DAC Student Spotlight: Debanjan Datta
Debanjan Datta’s interest in data mining focuses on systems that perform anomaly detection with both interpretability and the ability to incorporate domain knowledge and human input.
In a recent Discovery Analytics Center study with the World Wildlife Fund, Datta developed a framework that can apply machine learning on massive trade datasets to detect patterns of suspicious timber records that relate to possible illegal trade. He shared results of the study, “Detecting Suspicious Timber Trades,” at the Conference on Innovative Applications of Artificial Intelligence (IAAI) earlier this month.
The research involves analyzing, record-by-record, thousands of lines of export and import data.

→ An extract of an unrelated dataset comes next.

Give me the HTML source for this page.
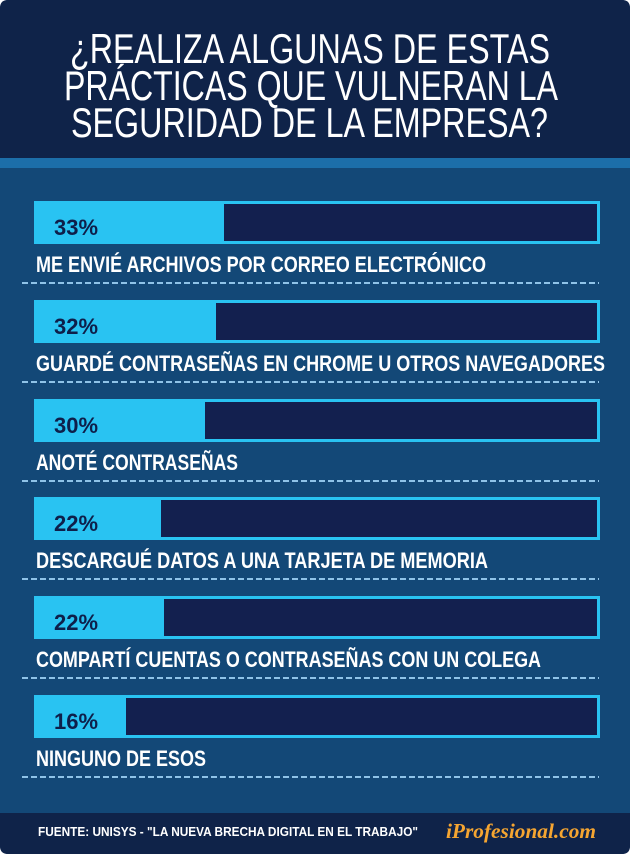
<!DOCTYPE html>
<html><head><meta charset="utf-8"><style>
html,body{margin:0;padding:0;background:#fff}
svg{display:block}
</style></head><body>
<svg width="630" height="854" viewBox="0 0 630 854" xmlns="http://www.w3.org/2000/svg" font-family="Liberation Sans, sans-serif">
<rect x="0" y="0" width="630" height="854" rx="8" fill="#134877"/>
<path d="M8 0H622Q630 0 630 8V158H0V8Q0 0 8 0Z" fill="#0f2349"/>
<rect x="0" y="158" width="630" height="10" fill="#1c6ea9"/>
<g fill="#fff" font-size="42">
<text x="70" y="63" textLength="480" lengthAdjust="spacingAndGlyphs">¿REALIZA ALGUNAS DE ESTAS</text>
<text x="64" y="100" textLength="494" lengthAdjust="spacingAndGlyphs">PRÁCTICAS QUE VULNERAN LA</text>
<text x="71" y="137" textLength="477" lengthAdjust="spacingAndGlyphs">SEGURIDAD DE LA EMPRESA?</text>
</g>
<g id="bars" font-weight="bold">
<!-- bar rows -->
<g transform="translate(0,0)">
<rect x="35.5" y="202.5" width="563" height="40" fill="#13204f" stroke="#29c3f2" stroke-width="3"/>
<rect x="34" y="201" width="190" height="43" fill="#29c3f2"/>
<text x="54" y="235" font-size="22" fill="#0e1f4a" textLength="44" lengthAdjust="spacingAndGlyphs">33%</text>
<text x="36" y="272" font-size="22" fill="#fff" textLength="450" lengthAdjust="spacingAndGlyphs">ME ENVIÉ ARCHIVOS POR CORREO ELECTRÓNICO</text>
<line x1="22" y1="283" x2="599" y2="283" stroke="#8fc3e8" stroke-width="2" stroke-dasharray="6,3"/>
</g>
<g transform="translate(0,99)">
<rect x="35.5" y="202.5" width="563" height="40" fill="#13204f" stroke="#29c3f2" stroke-width="3"/>
<rect x="34" y="201" width="182" height="43" fill="#29c3f2"/>
<text x="54" y="235" font-size="22" fill="#0e1f4a" textLength="44" lengthAdjust="spacingAndGlyphs">32%</text>
<text x="36" y="272" font-size="22" fill="#fff" textLength="569" lengthAdjust="spacingAndGlyphs">GUARDÉ CONTRASEÑAS EN CHROME U OTROS NAVEGADORES</text>
<line x1="22" y1="283" x2="599" y2="283" stroke="#8fc3e8" stroke-width="2" stroke-dasharray="6,3"/>
</g>
<g transform="translate(0,198)">
<rect x="35.5" y="202.5" width="563" height="40" fill="#13204f" stroke="#29c3f2" stroke-width="3"/>
<rect x="34" y="201" width="171" height="43" fill="#29c3f2"/>
<text x="54" y="235" font-size="22" fill="#0e1f4a" textLength="44" lengthAdjust="spacingAndGlyphs">30%</text>
<text x="36" y="272" font-size="22" fill="#fff" textLength="202" lengthAdjust="spacingAndGlyphs">ANOTÉ CONTRASEÑAS</text>
<line x1="22" y1="283" x2="599" y2="283" stroke="#8fc3e8" stroke-width="2" stroke-dasharray="6,3"/>
</g>
<g transform="translate(0,296)">
<rect x="35.5" y="202.5" width="563" height="40" fill="#13204f" stroke="#29c3f2" stroke-width="3"/>
<rect x="34" y="201" width="127" height="43" fill="#29c3f2"/>
<text x="54" y="235" font-size="22" fill="#0e1f4a" textLength="44" lengthAdjust="spacingAndGlyphs">22%</text>
<text x="36" y="272" font-size="22" fill="#fff" textLength="452" lengthAdjust="spacingAndGlyphs">DESCARGUÉ DATOS A UNA TARJETA DE MEMORIA</text>
<line x1="22" y1="283" x2="599" y2="283" stroke="#8fc3e8" stroke-width="2" stroke-dasharray="6,3"/>
</g>
<g transform="translate(0,395)">
<rect x="35.5" y="202.5" width="563" height="40" fill="#13204f" stroke="#29c3f2" stroke-width="3"/>
<rect x="34" y="201" width="130" height="43" fill="#29c3f2"/>
<text x="54" y="235" font-size="22" fill="#0e1f4a" textLength="44" lengthAdjust="spacingAndGlyphs">22%</text>
<text x="36" y="272" font-size="22" fill="#fff" textLength="505" lengthAdjust="spacingAndGlyphs">COMPARTÍ CUENTAS O CONTRASEÑAS CON UN COLEGA</text>
<line x1="22" y1="283" x2="599" y2="283" stroke="#8fc3e8" stroke-width="2" stroke-dasharray="6,3"/>
</g>
<g transform="translate(0,494)">
<rect x="35.5" y="202.5" width="563" height="40" fill="#13204f" stroke="#29c3f2" stroke-width="3"/>
<rect x="34" y="201" width="92" height="43" fill="#29c3f2"/>
<text x="54" y="235" font-size="22" fill="#0e1f4a" textLength="44" lengthAdjust="spacingAndGlyphs">16%</text>
<text x="36" y="272" font-size="22" fill="#fff" textLength="170" lengthAdjust="spacingAndGlyphs">NINGUNO DE ESOS</text>
<line x1="22" y1="283" x2="599" y2="283" stroke="#8fc3e8" stroke-width="2" stroke-dasharray="6,3"/>
</g>
</g>
<path d="M0 813H630V846Q630 854 622 854H8Q0 854 0 846Z" fill="#0f2349"/>
<text x="38" y="836" font-size="13" font-weight="bold" fill="#fff" textLength="380" lengthAdjust="spacingAndGlyphs">FUENTE: UNISYS - "LA NUEVA BRECHA DIGITAL EN EL TRABAJO"</text>
<text x="446" y="838" font-family="Liberation Serif, serif" font-size="21" font-weight="bold" font-style="italic" fill="#f5a531" textLength="150" lengthAdjust="spacingAndGlyphs">iProfesional.com</text>
</svg>
</body></html>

“By analyzing available timber data, along with open source domain knowledge, we are trying to develop software and algorithms that will help flag suspicious timber at the border in real time. Such a human-machine approach can improve both efficiency and effectiveness,” Datta said.
Datta, a Ph.D. student majoring in computer science, is advised by Naren Ramakrishnan.
“Projects aimed at solving real world challenges with state of the art approaches that are not restricted to one area really piqued my interest in joining DAC,” said Datta. “DAC’s approach to research offers a breadth that is difficult to find.”
Flexibility to explore research areas and opportunities to collaborate on interesting projects and learn from people having a myriad of interests are major positive aspects of being a DAC student, he said.
Datta earned a bachelor of engineering in computer science and engineering from Jadavpur University, India, and was a software development engineer at Yahoo, Inc. both in Bangalore, India, and in Sunnyvale, California, prior to pursuing his Ph.D.
He is projected to graduate in Fall 2021. After graduation, Datta said he “would like to continue in research, probably in a lab that carries on work with practical applications.”